Jason Michael (@Jeggit) February 17, 2019
Kekistan is a fictitious republic invented by the Alt-Right in the United States. “Kekistanis” are white supremacists and white nationalists who hide behind online memes and “jokes” to take swipes at minorities by hijacking their rights-based language in support of the “Kek Republic” and the “Kekistani minority.” The flag of Kekistan is a white circle mounted on a black cross fringed with white and black on a green field with a series of black Ks at the centre of the central disc forming a cross. In appearance it bears a striking resemblance to the Kreigsfahne – the battle flag – of Hitler’s Third Reich.
The meaning of national flags – especially the union jack and the cross of St George – is context dependent, sure. But the presence of this neo-Nazi emblem in the mix leaves us in little doubt of the meaning of this yellow vests pro-Brexit movement in the UK. The hi-vis vest has become the de facto uniform of the racist far-right, and, when it comes to uniforms, the far-right has form in Europe. It was Roger Anderson, a Scottish independence activist, who explained this connection between the far-right yellow vests and the European fascist movements of the 1920s and 30s on Twitter. Through the Great Depression, another period of economic misery, the fascists of Italy adopted the black shirt. In Weimar Germany the National Socialists donned the brown shirt. In Ireland the far-right ACA (now Fine Gael) opted for the blue shirt. In England – as always, lacking in originality – the British Union of Fascists went with the black shirt.
Brexit's Yellow Vests, German Brown Shirts, Italian Black Shirts, and British Fascists. Can you see the connection?… twitter.com/i/web/status/1…—
Jason Michael (@Jeggit) February 17, 2019
All of these far-right movements started on the street, the politics of violence and thuggery, derided and ridiculed by the centre, the left, and the middle class.
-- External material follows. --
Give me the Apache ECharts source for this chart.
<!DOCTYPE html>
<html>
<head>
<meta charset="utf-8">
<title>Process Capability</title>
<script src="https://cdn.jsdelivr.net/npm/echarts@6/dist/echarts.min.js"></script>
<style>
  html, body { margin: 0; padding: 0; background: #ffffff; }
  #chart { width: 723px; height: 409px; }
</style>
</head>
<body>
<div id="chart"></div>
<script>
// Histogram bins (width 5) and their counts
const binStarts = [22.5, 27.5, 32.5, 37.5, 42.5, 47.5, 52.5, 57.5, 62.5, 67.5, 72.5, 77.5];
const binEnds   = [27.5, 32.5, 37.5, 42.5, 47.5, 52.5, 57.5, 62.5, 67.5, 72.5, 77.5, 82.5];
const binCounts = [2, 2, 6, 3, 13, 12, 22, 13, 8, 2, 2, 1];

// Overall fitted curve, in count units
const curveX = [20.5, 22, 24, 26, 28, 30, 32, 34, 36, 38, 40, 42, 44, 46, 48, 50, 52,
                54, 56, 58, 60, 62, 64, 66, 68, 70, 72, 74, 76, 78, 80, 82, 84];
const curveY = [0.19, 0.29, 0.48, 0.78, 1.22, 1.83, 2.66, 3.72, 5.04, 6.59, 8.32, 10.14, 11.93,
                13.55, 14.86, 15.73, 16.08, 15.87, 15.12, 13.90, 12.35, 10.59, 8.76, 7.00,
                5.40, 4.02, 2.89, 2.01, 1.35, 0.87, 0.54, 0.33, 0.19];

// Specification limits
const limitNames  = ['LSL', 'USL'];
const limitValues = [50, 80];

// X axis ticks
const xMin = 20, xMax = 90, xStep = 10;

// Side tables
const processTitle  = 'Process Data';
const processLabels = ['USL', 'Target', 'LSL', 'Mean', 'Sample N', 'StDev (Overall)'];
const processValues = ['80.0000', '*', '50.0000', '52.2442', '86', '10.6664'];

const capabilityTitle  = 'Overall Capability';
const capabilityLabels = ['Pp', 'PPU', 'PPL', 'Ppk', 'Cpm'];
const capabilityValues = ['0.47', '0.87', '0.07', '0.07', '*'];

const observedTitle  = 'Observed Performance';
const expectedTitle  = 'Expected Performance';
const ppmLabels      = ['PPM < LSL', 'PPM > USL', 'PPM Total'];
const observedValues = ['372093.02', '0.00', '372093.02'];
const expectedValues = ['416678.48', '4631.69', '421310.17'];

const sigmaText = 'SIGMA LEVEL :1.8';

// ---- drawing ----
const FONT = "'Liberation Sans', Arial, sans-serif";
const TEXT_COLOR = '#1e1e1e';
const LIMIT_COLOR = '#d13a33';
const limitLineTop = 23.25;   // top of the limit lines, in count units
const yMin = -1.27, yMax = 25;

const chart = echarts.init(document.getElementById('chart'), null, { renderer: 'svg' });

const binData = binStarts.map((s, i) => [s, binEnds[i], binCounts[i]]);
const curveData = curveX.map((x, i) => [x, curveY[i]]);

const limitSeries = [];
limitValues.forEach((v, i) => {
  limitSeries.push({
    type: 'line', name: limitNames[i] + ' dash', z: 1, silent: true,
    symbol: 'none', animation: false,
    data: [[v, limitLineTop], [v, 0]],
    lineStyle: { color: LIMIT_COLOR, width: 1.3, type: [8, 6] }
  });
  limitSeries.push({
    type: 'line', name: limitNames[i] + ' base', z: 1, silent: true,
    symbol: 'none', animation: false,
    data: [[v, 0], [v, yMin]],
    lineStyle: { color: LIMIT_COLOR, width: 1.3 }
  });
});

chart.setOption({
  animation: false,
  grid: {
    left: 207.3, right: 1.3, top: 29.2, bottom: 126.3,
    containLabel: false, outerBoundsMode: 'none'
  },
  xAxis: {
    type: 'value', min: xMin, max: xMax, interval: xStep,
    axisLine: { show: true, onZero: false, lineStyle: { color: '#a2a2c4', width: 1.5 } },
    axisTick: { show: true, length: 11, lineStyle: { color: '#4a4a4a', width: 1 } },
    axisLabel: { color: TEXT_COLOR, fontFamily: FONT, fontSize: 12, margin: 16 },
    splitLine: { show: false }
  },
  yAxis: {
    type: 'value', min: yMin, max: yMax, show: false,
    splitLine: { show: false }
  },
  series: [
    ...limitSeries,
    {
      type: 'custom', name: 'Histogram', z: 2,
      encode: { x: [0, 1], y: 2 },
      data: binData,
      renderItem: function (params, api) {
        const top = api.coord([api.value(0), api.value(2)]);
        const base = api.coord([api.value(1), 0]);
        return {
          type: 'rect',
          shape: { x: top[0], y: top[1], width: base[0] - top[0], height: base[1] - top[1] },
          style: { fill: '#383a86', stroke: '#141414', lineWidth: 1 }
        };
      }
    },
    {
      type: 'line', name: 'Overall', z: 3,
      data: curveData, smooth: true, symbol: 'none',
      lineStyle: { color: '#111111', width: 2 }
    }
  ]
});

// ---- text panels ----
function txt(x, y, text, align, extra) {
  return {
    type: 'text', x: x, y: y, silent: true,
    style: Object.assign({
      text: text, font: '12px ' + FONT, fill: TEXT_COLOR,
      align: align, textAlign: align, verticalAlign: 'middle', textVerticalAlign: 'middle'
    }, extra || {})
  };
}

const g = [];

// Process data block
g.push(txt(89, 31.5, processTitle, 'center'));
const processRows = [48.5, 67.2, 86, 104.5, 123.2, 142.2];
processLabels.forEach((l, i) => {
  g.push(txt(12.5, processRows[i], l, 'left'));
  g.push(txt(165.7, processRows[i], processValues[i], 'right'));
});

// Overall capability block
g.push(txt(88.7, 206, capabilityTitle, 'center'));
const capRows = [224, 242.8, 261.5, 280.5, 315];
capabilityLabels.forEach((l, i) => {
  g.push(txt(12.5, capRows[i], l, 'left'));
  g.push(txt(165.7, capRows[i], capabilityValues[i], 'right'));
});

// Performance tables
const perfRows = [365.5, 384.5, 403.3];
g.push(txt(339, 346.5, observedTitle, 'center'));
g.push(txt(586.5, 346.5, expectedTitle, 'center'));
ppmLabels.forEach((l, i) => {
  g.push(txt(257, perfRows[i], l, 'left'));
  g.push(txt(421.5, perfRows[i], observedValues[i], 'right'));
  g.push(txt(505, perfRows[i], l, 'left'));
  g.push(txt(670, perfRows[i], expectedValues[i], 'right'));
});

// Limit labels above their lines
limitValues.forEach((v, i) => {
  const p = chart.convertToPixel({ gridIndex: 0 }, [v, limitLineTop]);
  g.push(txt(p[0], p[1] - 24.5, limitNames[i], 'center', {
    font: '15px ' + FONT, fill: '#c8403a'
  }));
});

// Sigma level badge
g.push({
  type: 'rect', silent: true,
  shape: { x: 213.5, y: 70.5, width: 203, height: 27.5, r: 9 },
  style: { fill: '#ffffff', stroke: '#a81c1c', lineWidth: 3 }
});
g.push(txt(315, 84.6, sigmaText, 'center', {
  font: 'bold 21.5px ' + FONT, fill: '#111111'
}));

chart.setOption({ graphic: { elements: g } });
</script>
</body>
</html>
Like the yellow vests in London today, they were not taken seriously. They were brutish, unsophisticated, and inarticulate. What they had was their ability to make a scene and a noise. It was not until they were pulled into shape by either a far-right political party or a charismatic leader that they started to become a threat. They found exactly this in both Italy and Germany and so became the advance guard of Europe’s age of totalitarianism and barbaric despotism. The United Kingdom, like Weimar Germany and pre-Mussolini Italy is in an advanced state of political disarray and there is no shortage of bitter and xenophobic charismatic leaders and far-right political parties waiting in the wings to take in these thugs.
In many respects, Brexit and all the turmoil and chaos that has brought Britain to this point has brought us full circle, right back to the revolutionary potential of the late 20s and 30s. The political left has disengaged from the politics of the street and the centre has completely come apart. The only real political strength in England today is the right and the racist far-right. Given this, the yellow vests movement – with its overt “neon-Nazi” leanings – should be a cause for serious concern. In 39 days the UK will most likely crash out of the European Union without a deal, sending social, economic, and political shock-waves over the whole of British society. Britain, frankly, does not have the political cohesion to survive this upheaval. The potential for political and state collapse has never been higher, and these are – as they have always been – the perfect conditions for fascists.